• Supplied information:
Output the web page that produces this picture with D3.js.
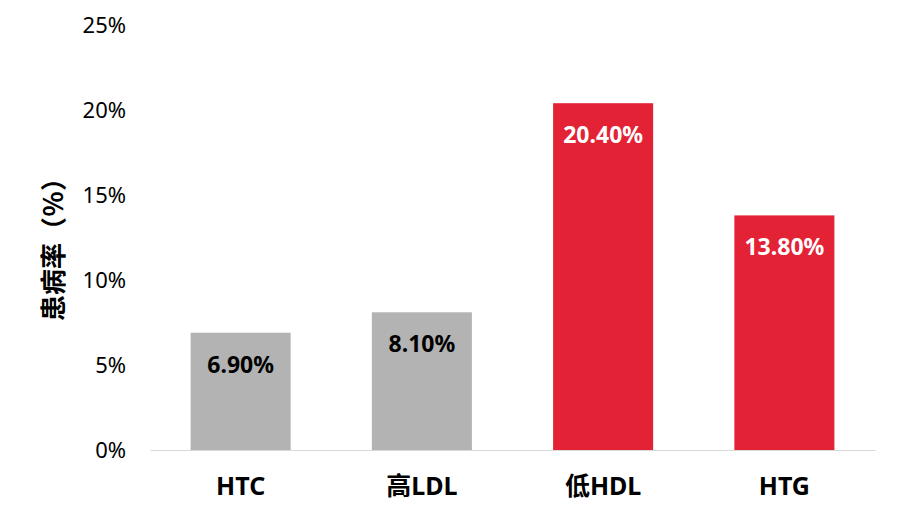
<html>
    <head>
        <script src="https://d3js.org/d3.v7.min.js"></script>
    </head>
    <style>
        body { margin: 0; background: #fff; }
        text { font-family: "Noto Sans", "Noto Sans CJK SC", sans-serif; }
    </style>
    <body>
        <svg id="barchart" width="898" height="525"></svg>
        <script>
            // data
            const categories = ["HTC", "高LDL", "低HDL", "HTG"];
            const rates = [6.9, 8.1, 20.4, 13.8];
            const valueLabels = ["6.90%", "8.10%", "20.40%", "13.80%"];
            const highlighted = [false, false, true, true];
            const yTicks = [0, 5, 10, 15, 20, 25];

            const svg = d3.select("svg#barchart");
            const margin = {top: 25, right: 23, bottom: 75, left: 150};
            const chartWidth = 898 - margin.left - margin.right;
            const chartHeight = 525 - margin.top - margin.bottom;

            const chartArea = svg.append("g")
                .attr("transform", "translate(" + margin.left + "," + margin.top + ")");

            const xScale = d3.scaleBand().domain(categories).range([0, chartWidth])
                .paddingInner(0.448).paddingOuter(0.224);
            const yScale = d3.scaleLinear().domain([0, 25]).range([chartHeight, 0]);

            // y axis labels only, no line
            let leftAxis = d3.axisLeft(yScale).tickValues(yTicks).tickSize(0).tickPadding(24)
                .tickFormat(d => d + "%");
            let yAxis = chartArea.append("g").call(leftAxis);
            yAxis.select(".domain").remove();
            yAxis.selectAll("text")
                .style("font-size", "22px")
                .attr("fill", "#000")
                .attr("font-family", "\"Noto Sans\", \"Noto Sans CJK SC\", sans-serif");

            // bars
            categories.forEach((c, i) => {
                chartArea.append("rect")
                    .attr("x", xScale(c))
                    .attr("y", yScale(rates[i]))
                    .attr("width", xScale.bandwidth())
                    .attr("height", chartHeight - yScale(rates[i]))
                    .attr("fill", highlighted[i] ? "#E32236" : "#B3B3B3");
                chartArea.append("text")
                    .attr("x", xScale(c) + xScale.bandwidth() / 2)
                    .attr("y", yScale(rates[i]) + 40)
                    .attr("text-anchor", "middle")
                    .style("font-size", "23px")
                    .style("font-weight", "bold")
                    .attr("fill", highlighted[i] ? "#fff" : "#000")
                    .text(valueLabels[i]);
            });

            // x axis
            let bottomAxis = d3.axisBottom(xScale).tickSize(0).tickPadding(0);
            let xAxis = chartArea.append("g")
                .attr("transform", "translate(0," + chartHeight + ")")
                .call(bottomAxis);
            xAxis.select(".domain").attr("stroke", "#d9d9d9").attr("stroke-width", 1);
            xAxis.selectAll("text")
                .style("font-size", "25px")
                .style("font-weight", "bold")
                .attr("fill", "#000")
                .attr("y", 45)
                .attr("dy", 0)
                .attr("font-family", "\"Noto Sans\", \"Noto Sans CJK SC\", sans-serif");

            // y axis title
            svg.append("text")
                .attr("transform", "translate(63,243) rotate(-90)")
                .attr("text-anchor", "middle")
                .style("font-size", "26px")
                .style("font-weight", "bold")
                .attr("font-family", "\"Noto Sans CJK SC\", sans-serif")
                .text("患病率（％）");
        </script>
    </body>
</html>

• Exercise requirements:
Give all the lines above again, character for character, without pictures.

• Worked solution:
Output the web page that produces this picture with D3.js.
<html>
    <head>
        <script src="https://d3js.org/d3.v7.min.js"></script>
    </head>
    <style>
        body { margin: 0; background: #fff; }
        text { font-family: "Noto Sans", "Noto Sans CJK SC", sans-serif; }
    </style>
    <body>
        <svg id="barchart" width="898" height="525"></svg>
        <script>
            // data
            const categories = ["HTC", "高LDL", "低HDL", "HTG"];
            const rates = [6.9, 8.1, 20.4, 13.8];
            const valueLabels = ["6.90%", "8.10%", "20.40%", "13.80%"];
            const highlighted = [false, false, true, true];
            const yTicks = [0, 5, 10, 15, 20, 25];

            const svg = d3.select("svg#barchart");
            const margin = {top: 25, right: 23, bottom: 75, left: 150};
            const chartWidth = 898 - margin.left - margin.right;
            const chartHeight = 525 - margin.top - margin.bottom;

            const chartArea = svg.append("g")
                .attr("transform", "translate(" + margin.left + "," + margin.top + ")");

            const xScale = d3.scaleBand().domain(categories).range([0, chartWidth])
                .paddingInner(0.448).paddingOuter(0.224);
            const yScale = d3.scaleLinear().domain([0, 25]).range([chartHeight, 0]);

            // y axis labels only, no line
            let leftAxis = d3.axisLeft(yScale).tickValues(yTicks).tickSize(0).tickPadding(24)
                .tickFormat(d => d + "%");
            let yAxis = chartArea.append("g").call(leftAxis);
            yAxis.select(".domain").remove();
            yAxis.selectAll("text")
                .style("font-size", "22px")
                .attr("fill", "#000")
                .attr("font-family", "\"Noto Sans\", \"Noto Sans CJK SC\", sans-serif");

            // bars
            categories.forEach((c, i) => {
                chartArea.append("rect")
                    .attr("x", xScale(c))
                    .attr("y", yScale(rates[i]))
                    .attr("width", xScale.bandwidth())
                    .attr("height", chartHeight - yScale(rates[i]))
                    .attr("fill", highlighted[i] ? "#E32236" : "#B3B3B3");
                chartArea.append("text")
                    .attr("x", xScale(c) + xScale.bandwidth() / 2)
                    .attr("y", yScale(rates[i]) + 40)
                    .attr("text-anchor", "middle")
                    .style("font-size", "23px")
                    .style("font-weight", "bold")
                    .attr("fill", highlighted[i] ? "#fff" : "#000")
                    .text(valueLabels[i]);
            });

            // x axis
            let bottomAxis = d3.axisBottom(xScale).tickSize(0).tickPadding(0);
            let xAxis = chartArea.append("g")
                .attr("transform", "translate(0," + chartHeight + ")")
                .call(bottomAxis);
            xAxis.select(".domain").attr("stroke", "#d9d9d9").attr("stroke-width", 1);
            xAxis.selectAll("text")
                .style("font-size", "25px")
                .style("font-weight", "bold")
                .attr("fill", "#000")
                .attr("y", 45)
                .attr("dy", 0)
                .attr("font-family", "\"Noto Sans\", \"Noto Sans CJK SC\", sans-serif");

            // y axis title
            svg.append("text")
                .attr("transform", "translate(63,243) rotate(-90)")
                .attr("text-anchor", "middle")
                .style("font-size", "26px")
                .style("font-weight", "bold")
                .attr("font-family", "\"Noto Sans CJK SC\", sans-serif")
                .text("患病率（％）");
        </script>
    </body>
</html>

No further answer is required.